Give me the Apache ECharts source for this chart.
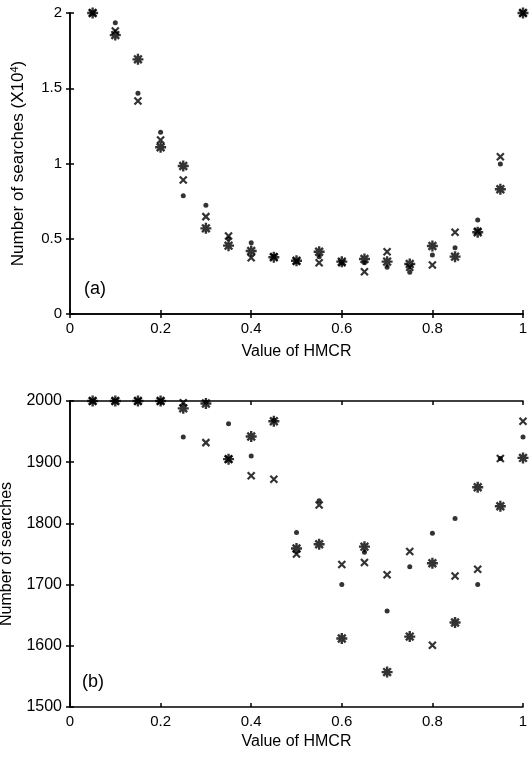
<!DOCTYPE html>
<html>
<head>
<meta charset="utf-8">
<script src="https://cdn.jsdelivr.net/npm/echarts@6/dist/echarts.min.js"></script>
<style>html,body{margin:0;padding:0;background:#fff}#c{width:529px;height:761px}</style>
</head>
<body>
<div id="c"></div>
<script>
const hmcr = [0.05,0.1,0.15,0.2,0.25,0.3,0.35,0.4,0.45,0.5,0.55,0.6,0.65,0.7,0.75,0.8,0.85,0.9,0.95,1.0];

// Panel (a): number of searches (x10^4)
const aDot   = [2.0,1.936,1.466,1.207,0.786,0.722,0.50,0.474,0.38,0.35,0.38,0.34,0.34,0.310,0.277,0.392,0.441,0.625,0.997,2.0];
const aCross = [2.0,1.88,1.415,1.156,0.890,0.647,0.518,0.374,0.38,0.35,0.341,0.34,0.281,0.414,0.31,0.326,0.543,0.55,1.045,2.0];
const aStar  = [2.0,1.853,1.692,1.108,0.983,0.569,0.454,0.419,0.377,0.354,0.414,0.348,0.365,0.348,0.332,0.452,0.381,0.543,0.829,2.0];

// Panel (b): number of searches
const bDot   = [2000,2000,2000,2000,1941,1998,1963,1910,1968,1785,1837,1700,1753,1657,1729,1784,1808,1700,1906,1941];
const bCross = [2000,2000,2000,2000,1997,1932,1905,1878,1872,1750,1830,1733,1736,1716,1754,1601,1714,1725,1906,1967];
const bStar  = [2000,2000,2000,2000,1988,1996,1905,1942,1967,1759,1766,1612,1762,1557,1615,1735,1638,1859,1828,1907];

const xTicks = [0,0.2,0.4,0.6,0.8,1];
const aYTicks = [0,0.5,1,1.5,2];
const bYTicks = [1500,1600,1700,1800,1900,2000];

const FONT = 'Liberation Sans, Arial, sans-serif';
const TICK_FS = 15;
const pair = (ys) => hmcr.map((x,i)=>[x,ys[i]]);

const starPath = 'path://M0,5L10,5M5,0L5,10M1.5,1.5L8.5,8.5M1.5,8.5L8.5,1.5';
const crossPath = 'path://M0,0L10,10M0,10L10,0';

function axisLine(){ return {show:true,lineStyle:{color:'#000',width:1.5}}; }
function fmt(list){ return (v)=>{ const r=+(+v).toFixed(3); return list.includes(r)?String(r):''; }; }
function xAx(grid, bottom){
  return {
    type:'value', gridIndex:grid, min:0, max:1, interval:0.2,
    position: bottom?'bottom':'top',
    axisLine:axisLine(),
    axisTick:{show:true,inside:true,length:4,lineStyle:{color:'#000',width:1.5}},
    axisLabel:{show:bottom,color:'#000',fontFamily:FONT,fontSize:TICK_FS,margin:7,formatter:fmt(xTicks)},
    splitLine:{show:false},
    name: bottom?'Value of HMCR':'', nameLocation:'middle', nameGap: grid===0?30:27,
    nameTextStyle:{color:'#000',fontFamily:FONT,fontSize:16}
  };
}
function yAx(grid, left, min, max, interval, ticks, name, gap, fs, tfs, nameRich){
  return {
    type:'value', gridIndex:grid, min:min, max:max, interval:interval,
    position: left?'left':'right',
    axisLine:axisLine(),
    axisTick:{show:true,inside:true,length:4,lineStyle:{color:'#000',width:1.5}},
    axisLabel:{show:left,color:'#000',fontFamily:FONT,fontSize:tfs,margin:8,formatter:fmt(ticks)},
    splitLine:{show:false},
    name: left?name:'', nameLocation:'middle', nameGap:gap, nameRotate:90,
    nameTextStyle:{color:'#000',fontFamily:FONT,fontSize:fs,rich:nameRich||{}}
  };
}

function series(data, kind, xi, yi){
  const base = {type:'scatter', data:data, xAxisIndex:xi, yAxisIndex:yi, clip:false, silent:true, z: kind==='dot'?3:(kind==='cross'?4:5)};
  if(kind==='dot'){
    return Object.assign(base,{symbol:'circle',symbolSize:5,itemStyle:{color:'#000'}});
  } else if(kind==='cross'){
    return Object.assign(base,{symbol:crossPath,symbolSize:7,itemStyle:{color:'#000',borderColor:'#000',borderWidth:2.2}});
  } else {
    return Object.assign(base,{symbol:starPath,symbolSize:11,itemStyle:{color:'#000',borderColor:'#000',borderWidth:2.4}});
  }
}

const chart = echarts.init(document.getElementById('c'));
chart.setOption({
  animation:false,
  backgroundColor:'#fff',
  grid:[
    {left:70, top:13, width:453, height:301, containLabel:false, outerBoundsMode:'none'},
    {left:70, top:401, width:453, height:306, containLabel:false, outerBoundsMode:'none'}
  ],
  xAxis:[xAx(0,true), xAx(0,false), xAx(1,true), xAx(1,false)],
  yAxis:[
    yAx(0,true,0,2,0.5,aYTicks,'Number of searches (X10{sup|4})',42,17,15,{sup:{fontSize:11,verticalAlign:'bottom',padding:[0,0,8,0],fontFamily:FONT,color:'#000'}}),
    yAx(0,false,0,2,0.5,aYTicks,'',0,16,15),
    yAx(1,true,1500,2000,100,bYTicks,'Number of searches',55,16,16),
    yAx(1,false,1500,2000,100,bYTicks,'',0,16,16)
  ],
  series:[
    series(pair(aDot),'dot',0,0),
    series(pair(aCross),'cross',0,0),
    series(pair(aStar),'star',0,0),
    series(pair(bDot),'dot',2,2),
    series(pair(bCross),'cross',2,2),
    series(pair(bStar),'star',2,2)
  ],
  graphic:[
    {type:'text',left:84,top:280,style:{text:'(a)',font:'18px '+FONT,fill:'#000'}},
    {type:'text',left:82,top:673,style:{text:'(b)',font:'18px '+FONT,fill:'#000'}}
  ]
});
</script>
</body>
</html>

Problem to work on: Except for the pictures, give all the material above again verbatim.

Exercise response:
Give me the Apache ECharts source for this chart.
<!DOCTYPE html>
<html>
<head>
<meta charset="utf-8">
<script src="https://cdn.jsdelivr.net/npm/echarts@6/dist/echarts.min.js"></script>
<style>html,body{margin:0;padding:0;background:#fff}#c{width:529px;height:761px}</style>
</head>
<body>
<div id="c"></div>
<script>
const hmcr = [0.05,0.1,0.15,0.2,0.25,0.3,0.35,0.4,0.45,0.5,0.55,0.6,0.65,0.7,0.75,0.8,0.85,0.9,0.95,1.0];

// Panel (a): number of searches (x10^4)
const aDot   = [2.0,1.936,1.466,1.207,0.786,0.722,0.50,0.474,0.38,0.35,0.38,0.34,0.34,0.310,0.277,0.392,0.441,0.625,0.997,2.0];
const aCross = [2.0,1.88,1.415,1.156,0.890,0.647,0.518,0.374,0.38,0.35,0.341,0.34,0.281,0.414,0.31,0.326,0.543,0.55,1.045,2.0];
const aStar  = [2.0,1.853,1.692,1.108,0.983,0.569,0.454,0.419,0.377,0.354,0.414,0.348,0.365,0.348,0.332,0.452,0.381,0.543,0.829,2.0];

// Panel (b): number of searches
const bDot   = [2000,2000,2000,2000,1941,1998,1963,1910,1968,1785,1837,1700,1753,1657,1729,1784,1808,1700,1906,1941];
const bCross = [2000,2000,2000,2000,1997,1932,1905,1878,1872,1750,1830,1733,1736,1716,1754,1601,1714,1725,1906,1967];
const bStar  = [2000,2000,2000,2000,1988,1996,1905,1942,1967,1759,1766,1612,1762,1557,1615,1735,1638,1859,1828,1907];

const xTicks = [0,0.2,0.4,0.6,0.8,1];
const aYTicks = [0,0.5,1,1.5,2];
const bYTicks = [1500,1600,1700,1800,1900,2000];

const FONT = 'Liberation Sans, Arial, sans-serif';
const TICK_FS = 15;
const pair = (ys) => hmcr.map((x,i)=>[x,ys[i]]);

const starPath = 'path://M0,5L10,5M5,0L5,10M1.5,1.5L8.5,8.5M1.5,8.5L8.5,1.5';
const crossPath = 'path://M0,0L10,10M0,10L10,0';

function axisLine(){ return {show:true,lineStyle:{color:'#000',width:1.5}}; }
function fmt(list){ return (v)=>{ const r=+(+v).toFixed(3); return list.includes(r)?String(r):''; }; }
function xAx(grid, bottom){
  return {
    type:'value', gridIndex:grid, min:0, max:1, interval:0.2,
    position: bottom?'bottom':'top',
    axisLine:axisLine(),
    axisTick:{show:true,inside:true,length:4,lineStyle:{color:'#000',width:1.5}},
    axisLabel:{show:bottom,color:'#000',fontFamily:FONT,fontSize:TICK_FS,margin:7,formatter:fmt(xTicks)},
    splitLine:{show:false},
    name: bottom?'Value of HMCR':'', nameLocation:'middle', nameGap: grid===0?30:27,
    nameTextStyle:{color:'#000',fontFamily:FONT,fontSize:16}
  };
}
function yAx(grid, left, min, max, interval, ticks, name, gap, fs, tfs, nameRich){
  return {
    type:'value', gridIndex:grid, min:min, max:max, interval:interval,
    position: left?'left':'right',
    axisLine:axisLine(),
    axisTick:{show:true,inside:true,length:4,lineStyle:{color:'#000',width:1.5}},
    axisLabel:{show:left,color:'#000',fontFamily:FONT,fontSize:tfs,margin:8,formatter:fmt(ticks)},
    splitLine:{show:false},
    name: left?name:'', nameLocation:'middle', nameGap:gap, nameRotate:90,
    nameTextStyle:{color:'#000',fontFamily:FONT,fontSize:fs,rich:nameRich||{}}
  };
}

function series(data, kind, xi, yi){
  const base = {type:'scatter', data:data, xAxisIndex:xi, yAxisIndex:yi, clip:false, silent:true, z: kind==='dot'?3:(kind==='cross'?4:5)};
  if(kind==='dot'){
    return Object.assign(base,{symbol:'circle',symbolSize:5,itemStyle:{color:'#000'}});
  } else if(kind==='cross'){
    return Object.assign(base,{symbol:crossPath,symbolSize:7,itemStyle:{color:'#000',borderColor:'#000',borderWidth:2.2}});
  } else {
    return Object.assign(base,{symbol:starPath,symbolSize:11,itemStyle:{color:'#000',borderColor:'#000',borderWidth:2.4}});
  }
}

const chart = echarts.init(document.getElementById('c'));
chart.setOption({
  animation:false,
  backgroundColor:'#fff',
  grid:[
    {left:70, top:13, width:453, height:301, containLabel:false, outerBoundsMode:'none'},
    {left:70, top:401, width:453, height:306, containLabel:false, outerBoundsMode:'none'}
  ],
  xAxis:[xAx(0,true), xAx(0,false), xAx(1,true), xAx(1,false)],
  yAxis:[
    yAx(0,true,0,2,0.5,aYTicks,'Number of searches (X10{sup|4})',42,17,15,{sup:{fontSize:11,verticalAlign:'bottom',padding:[0,0,8,0],fontFamily:FONT,color:'#000'}}),
    yAx(0,false,0,2,0.5,aYTicks,'',0,16,15),
    yAx(1,true,1500,2000,100,bYTicks,'Number of searches',55,16,16),
    yAx(1,false,1500,2000,100,bYTicks,'',0,16,16)
  ],
  series:[
    series(pair(aDot),'dot',0,0),
    series(pair(aCross),'cross',0,0),
    series(pair(aStar),'star',0,0),
    series(pair(bDot),'dot',2,2),
    series(pair(bCross),'cross',2,2),
    series(pair(bStar),'star',2,2)
  ],
  graphic:[
    {type:'text',left:84,top:280,style:{text:'(a)',font:'18px '+FONT,fill:'#000'}},
    {type:'text',left:82,top:673,style:{text:'(b)',font:'18px '+FONT,fill:'#000'}}
  ]
});
</script>
</body>
</html>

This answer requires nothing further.